European colonisation brought a different and more pervasive change, clearing land, building cities, damming rivers and establishing an increasingly mechanised and industrialised agriculture.

These iconic but changed landscapes inspired the romantic art of Arthur Streeton and poetry of Banjo Paterson among many others — and helped forge a young nation’s identity.

‘Still glides the stream, and shall for ever glide’, 1890. Arthur Streeton. The Art Gallery of NSW describes the painting as ‘an idealised vision of the Yarra River at Heidelberg, with the Doncaster Tower in the middle distance and the Dandenong Ranges beyond’.

Change can happen surprisingly quickly. Often before we know it we’ve gone too far and need to scramble for fixes that are so often costly, slow and ultimately inadequate.

For example, in South Australia, researchers in the early 1960s raised the alarm that the feverish post-war period of soldier resettlement, land clearance and agricultural development threatened entire native plant and animal communities with extinction. The government’s response over the following 30 years was to expand greatly the conservation reserve network and eventually prohibit land clearing.

A modern vision of Arthur Streeton’s Heidelberg, dominated by suburban Melbourne.

History repeating?

Agricultural lands produce a range of goods and services. But in many places the focus on agricultural productivity has come at the expense of ecosystems. Biodiversity, soil and water are all on downward trends.

Is the balance right? Opinion varies. Many would say no, and consider the status quo to be stacked strongly against the environment.

Others see agriculture as entering a boom time, driven by growing population and rising food prices. Substantial interest from overseas investors in Australian agricultural land reflects this opportunity.

Parts of Australia’s agricultural land continue to change fast. Lessons hard-learned by South Australia seem to have been forgotten. Rates of land clearance in Queensland are rising again since 2010 after a long-term trend of decline.

In the 1990s, new financial incentives led to the planting of over 1 million hectares of forest in southern Australia. Now a failed business model, many of these plantations are being returned to agriculture.

Demand for more secure sources of energy has generated rapid expansion of coal seam gas and wind power generation, and the development of northern Australia remains a bipartisan priority.

Worldwide, Australia is not alone — many international examples also exist of recent, massive, rapid and accelerating changes in how land is used.

Australia has historically taken a hands-off approach to managing land use change, instead focusing on increasing the productivity and competitiveness of agriculture. Apart from a handful of planning and environmental regulations, the use of land has been subject to minimal governance or strategic direction.

Where to from here?

What is it that Australians really want from our land? We know what we don’t want: wall-to-wall crops, pasture, buildings, gas wells, mines, wind farms or trees.

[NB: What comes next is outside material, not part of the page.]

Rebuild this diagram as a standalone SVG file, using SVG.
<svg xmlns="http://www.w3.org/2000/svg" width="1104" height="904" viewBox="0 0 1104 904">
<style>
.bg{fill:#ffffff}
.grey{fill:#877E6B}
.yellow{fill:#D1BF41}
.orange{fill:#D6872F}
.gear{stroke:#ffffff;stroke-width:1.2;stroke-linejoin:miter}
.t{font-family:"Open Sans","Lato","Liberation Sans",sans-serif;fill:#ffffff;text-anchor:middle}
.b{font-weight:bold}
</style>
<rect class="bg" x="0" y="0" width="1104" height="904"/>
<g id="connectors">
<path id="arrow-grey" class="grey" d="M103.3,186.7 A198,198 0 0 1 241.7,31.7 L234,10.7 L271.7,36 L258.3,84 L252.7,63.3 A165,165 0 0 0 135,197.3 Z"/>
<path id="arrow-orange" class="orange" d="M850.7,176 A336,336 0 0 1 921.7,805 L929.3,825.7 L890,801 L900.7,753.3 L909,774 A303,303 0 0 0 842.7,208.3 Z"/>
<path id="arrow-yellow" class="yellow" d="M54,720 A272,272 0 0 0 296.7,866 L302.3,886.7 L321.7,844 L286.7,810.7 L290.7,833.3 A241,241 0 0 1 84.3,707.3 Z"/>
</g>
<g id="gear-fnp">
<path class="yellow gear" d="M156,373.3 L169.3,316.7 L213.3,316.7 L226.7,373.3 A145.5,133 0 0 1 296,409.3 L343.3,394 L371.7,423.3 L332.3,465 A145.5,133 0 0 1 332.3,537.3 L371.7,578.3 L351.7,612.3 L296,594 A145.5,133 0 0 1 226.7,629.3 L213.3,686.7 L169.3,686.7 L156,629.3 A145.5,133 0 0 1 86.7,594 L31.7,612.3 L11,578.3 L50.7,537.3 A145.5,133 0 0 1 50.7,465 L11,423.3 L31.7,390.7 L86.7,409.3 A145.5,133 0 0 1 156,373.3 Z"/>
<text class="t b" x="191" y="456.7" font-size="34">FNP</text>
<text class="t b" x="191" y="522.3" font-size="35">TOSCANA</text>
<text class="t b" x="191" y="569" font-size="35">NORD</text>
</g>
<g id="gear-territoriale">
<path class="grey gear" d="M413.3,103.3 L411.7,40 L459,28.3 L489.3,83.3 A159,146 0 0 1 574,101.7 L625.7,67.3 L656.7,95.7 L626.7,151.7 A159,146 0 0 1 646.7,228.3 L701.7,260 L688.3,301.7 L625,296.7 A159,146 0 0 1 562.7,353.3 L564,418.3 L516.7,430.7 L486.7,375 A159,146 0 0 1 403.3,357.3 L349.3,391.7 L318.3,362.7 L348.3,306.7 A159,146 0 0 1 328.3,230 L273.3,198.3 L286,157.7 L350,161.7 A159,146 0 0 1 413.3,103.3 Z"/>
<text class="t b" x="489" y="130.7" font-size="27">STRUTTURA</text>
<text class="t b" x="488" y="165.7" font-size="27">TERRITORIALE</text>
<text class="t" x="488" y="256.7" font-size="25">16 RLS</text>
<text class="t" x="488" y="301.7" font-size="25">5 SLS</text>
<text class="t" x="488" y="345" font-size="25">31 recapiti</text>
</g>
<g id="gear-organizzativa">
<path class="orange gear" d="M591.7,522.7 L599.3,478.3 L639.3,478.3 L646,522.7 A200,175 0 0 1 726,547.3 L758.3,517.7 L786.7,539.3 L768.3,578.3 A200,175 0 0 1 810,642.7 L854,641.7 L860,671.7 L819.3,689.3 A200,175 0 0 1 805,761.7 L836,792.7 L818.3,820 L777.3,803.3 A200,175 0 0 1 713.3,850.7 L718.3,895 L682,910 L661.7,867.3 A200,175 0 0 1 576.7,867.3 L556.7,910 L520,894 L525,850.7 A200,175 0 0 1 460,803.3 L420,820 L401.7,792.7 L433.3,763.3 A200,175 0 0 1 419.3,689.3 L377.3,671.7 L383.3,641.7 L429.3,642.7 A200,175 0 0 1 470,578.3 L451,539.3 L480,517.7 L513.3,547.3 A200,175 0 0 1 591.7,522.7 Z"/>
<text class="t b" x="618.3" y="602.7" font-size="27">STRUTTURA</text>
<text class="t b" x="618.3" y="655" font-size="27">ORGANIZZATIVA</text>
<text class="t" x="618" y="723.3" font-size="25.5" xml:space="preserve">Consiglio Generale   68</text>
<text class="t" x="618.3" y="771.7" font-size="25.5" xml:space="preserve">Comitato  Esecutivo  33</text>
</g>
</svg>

We can expect healthy debate around the margins, but, in general, diversity, productivity and sustainability seem to be widely valued. Most of us want to leave the place in decent condition for future generations.

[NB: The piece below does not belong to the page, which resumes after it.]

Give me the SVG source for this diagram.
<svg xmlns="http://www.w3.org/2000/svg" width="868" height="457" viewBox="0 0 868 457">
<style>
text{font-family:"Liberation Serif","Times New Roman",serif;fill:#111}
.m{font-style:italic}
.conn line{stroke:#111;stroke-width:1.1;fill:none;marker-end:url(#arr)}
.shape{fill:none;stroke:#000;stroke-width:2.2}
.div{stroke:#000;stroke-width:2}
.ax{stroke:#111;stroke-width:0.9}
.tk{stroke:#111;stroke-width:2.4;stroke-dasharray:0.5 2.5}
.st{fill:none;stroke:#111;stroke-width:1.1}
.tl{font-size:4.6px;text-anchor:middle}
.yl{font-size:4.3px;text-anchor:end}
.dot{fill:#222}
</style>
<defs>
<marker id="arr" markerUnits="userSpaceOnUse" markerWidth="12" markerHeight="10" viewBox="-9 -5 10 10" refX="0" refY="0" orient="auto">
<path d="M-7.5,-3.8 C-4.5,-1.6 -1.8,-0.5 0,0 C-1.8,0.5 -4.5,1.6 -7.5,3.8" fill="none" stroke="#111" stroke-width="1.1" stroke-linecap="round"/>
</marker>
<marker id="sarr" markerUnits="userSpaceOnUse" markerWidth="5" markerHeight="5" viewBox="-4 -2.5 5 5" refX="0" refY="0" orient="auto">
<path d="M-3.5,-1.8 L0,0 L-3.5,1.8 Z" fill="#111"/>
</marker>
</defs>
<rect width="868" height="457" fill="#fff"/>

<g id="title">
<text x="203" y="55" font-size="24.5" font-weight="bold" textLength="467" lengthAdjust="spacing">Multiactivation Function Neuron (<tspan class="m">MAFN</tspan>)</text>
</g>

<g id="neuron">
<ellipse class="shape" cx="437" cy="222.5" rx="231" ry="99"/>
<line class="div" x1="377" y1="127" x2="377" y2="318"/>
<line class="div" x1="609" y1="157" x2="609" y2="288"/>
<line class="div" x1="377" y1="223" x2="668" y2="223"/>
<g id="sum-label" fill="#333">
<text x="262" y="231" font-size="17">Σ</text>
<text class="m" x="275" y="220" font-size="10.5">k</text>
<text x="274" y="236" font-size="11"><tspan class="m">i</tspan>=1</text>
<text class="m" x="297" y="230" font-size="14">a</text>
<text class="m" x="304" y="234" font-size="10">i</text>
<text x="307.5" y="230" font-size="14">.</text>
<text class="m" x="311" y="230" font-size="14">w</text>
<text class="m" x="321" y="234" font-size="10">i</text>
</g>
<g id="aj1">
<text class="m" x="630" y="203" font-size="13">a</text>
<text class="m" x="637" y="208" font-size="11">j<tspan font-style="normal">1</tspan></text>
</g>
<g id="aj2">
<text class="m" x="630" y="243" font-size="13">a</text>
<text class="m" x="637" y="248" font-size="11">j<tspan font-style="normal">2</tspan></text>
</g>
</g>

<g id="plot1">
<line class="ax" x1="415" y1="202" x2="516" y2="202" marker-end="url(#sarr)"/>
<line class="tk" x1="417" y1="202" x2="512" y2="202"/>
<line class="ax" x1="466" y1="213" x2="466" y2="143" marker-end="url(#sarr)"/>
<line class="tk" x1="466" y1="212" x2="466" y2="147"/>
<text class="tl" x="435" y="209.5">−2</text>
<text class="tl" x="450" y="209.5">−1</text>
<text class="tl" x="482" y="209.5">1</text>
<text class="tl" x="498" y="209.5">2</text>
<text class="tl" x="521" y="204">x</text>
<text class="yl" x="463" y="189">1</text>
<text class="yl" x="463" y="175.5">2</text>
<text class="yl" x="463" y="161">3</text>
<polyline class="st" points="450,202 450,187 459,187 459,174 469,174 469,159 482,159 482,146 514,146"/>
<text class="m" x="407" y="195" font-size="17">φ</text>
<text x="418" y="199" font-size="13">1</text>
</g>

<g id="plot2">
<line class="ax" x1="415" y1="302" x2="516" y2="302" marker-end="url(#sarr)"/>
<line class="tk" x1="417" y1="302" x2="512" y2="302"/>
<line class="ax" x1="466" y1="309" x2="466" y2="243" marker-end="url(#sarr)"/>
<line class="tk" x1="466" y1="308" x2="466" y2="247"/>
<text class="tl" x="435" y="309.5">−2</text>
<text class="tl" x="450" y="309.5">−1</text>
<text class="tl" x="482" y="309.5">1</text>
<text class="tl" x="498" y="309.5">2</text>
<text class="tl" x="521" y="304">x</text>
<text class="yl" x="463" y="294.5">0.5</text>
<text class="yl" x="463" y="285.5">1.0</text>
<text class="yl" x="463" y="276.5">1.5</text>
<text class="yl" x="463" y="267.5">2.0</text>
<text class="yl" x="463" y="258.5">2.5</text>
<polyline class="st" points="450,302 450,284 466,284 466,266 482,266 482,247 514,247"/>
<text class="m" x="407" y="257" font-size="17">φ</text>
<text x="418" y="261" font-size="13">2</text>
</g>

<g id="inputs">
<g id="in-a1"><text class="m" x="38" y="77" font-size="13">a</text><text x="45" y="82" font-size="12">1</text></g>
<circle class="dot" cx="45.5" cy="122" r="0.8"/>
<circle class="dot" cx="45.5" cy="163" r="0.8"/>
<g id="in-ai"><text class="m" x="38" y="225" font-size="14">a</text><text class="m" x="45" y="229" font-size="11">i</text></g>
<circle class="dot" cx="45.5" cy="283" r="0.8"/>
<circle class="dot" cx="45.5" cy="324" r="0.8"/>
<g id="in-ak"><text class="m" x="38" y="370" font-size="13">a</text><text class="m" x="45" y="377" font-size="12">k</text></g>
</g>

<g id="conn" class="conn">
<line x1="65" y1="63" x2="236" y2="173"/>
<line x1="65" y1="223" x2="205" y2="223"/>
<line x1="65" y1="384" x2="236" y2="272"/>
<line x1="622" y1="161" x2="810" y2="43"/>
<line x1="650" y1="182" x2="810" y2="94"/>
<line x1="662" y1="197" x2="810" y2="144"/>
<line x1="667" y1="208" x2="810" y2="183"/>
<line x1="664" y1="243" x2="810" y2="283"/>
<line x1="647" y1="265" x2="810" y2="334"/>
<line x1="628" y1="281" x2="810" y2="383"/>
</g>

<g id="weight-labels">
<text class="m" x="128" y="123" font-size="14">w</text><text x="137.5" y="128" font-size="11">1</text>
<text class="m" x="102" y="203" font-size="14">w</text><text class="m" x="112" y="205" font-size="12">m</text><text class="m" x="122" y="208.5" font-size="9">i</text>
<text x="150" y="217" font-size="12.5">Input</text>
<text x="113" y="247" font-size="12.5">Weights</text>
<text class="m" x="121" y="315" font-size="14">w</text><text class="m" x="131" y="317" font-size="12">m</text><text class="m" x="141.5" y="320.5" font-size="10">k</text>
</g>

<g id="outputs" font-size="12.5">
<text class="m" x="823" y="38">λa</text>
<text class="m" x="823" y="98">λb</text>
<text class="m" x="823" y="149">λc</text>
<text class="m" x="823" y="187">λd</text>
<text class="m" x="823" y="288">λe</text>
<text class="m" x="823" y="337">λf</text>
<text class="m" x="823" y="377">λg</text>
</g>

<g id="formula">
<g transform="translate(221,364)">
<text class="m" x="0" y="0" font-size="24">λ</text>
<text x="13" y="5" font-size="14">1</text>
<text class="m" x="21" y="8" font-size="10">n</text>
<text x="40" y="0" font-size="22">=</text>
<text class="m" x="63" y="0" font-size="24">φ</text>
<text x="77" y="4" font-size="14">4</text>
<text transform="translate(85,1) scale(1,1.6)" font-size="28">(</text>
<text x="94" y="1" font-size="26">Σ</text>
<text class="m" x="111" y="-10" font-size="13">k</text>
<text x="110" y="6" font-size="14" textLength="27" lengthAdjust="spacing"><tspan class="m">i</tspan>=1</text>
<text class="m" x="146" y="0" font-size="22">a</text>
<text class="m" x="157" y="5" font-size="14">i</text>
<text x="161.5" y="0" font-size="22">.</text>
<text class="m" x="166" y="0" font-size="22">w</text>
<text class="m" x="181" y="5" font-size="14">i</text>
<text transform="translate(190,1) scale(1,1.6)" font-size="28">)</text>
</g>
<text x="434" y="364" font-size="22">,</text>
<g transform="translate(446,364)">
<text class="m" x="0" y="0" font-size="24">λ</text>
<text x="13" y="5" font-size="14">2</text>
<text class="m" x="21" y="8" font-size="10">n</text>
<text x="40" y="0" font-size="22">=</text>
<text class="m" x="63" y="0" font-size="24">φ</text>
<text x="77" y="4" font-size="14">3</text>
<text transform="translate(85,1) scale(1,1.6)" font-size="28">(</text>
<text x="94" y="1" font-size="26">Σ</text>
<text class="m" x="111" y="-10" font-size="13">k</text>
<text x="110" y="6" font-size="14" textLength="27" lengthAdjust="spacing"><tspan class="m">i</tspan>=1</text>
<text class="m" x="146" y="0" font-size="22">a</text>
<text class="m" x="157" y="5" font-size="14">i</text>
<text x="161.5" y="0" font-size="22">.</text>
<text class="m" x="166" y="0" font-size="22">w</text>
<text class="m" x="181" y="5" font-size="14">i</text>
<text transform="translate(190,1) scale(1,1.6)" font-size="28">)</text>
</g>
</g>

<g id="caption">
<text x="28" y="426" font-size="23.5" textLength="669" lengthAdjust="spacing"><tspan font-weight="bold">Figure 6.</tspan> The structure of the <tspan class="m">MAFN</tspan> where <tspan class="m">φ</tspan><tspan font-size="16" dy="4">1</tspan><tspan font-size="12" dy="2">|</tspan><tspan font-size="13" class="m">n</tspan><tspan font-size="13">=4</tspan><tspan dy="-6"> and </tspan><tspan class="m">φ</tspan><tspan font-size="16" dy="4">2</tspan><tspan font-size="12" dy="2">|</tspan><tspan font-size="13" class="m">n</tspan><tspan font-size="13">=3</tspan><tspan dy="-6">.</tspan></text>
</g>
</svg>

Europe has had this conversation and knows what it wants from its landscapes — and it’s not afraid to pay for it (for instance, through agricultural subsidies). A deep aesthetic and cultural heritage is the central objective, with a balance of recreation opportunities, tourism, a clean and healthy environment and high-quality produce all being high priorities.

Once we know what we want, we can work out how to get there.

That’s where science can help. We now have the ability to project changes in land use in response to policy and global change, and the environmental and economic consequences.

CSIRO’s recent National Outlook mapped Australia’s potential future pathways. A companion paper in Nature found that it is possible to achieve strong economic growth and reduce environmental pressure, if we put the right policies in place now. It provides a glimpse of how our rural lands might respond to coalescing future change pressures.

Farming carbon

In our modelling, carbon sequestration in the land sector plays a key role of Australia’s future. Land systems can help with the heavy lifting required to hold global warming to 2°C as recently agreed in Paris.

There are several factors that could drive this change, including climate, carbon pricing, global food demand and energy prices.

We modelled the economic potential for land use change and its impacts in over 600 scenarios (full data available here), combining a suite of global outlooks and national policy options.

A carbon price, which enables landholders to make money from storing carbon in trees and soils (often much more money than from farming), may increase pressure to shift farmland to restored forests.

Who knows? A pay rise while watching trees grow could be an attractive proposition for our ageing farmers. Complementary biodiversity payments could also help arrest declines in wildlife and help it adapt to climate change.

If we redouble our focus on productivity, by 2050 agriculture will produce more than today, even as farmland contracts. The least productive areas are less able to compete with reforestation and other new land uses, leaving the most efficient agricultural land in production.

But trade-offs are likely. Trees use a lot more water than crops and pasture, so we will need to think carefully about managing water resources.

Economic potential for land use change and sustainability impacts from 2013 to 2050 under national global environmental and economic conditions consistent with 2°C warming by 2100.

Australians care about their land and are more aware than ever about what is happening to it. While we can have some control over the future of our land, and we do exercise this control in certain circumstances (such as urban planning), our long-term approach to rural land has been to let environmental and economic forces play out and let the invisible hand of economics determine what will be.

Given the pace at which change can happen, a smarter approach will be to start the conversation, work out what it is we want from our land, and put the policies and institutions in place to get us there.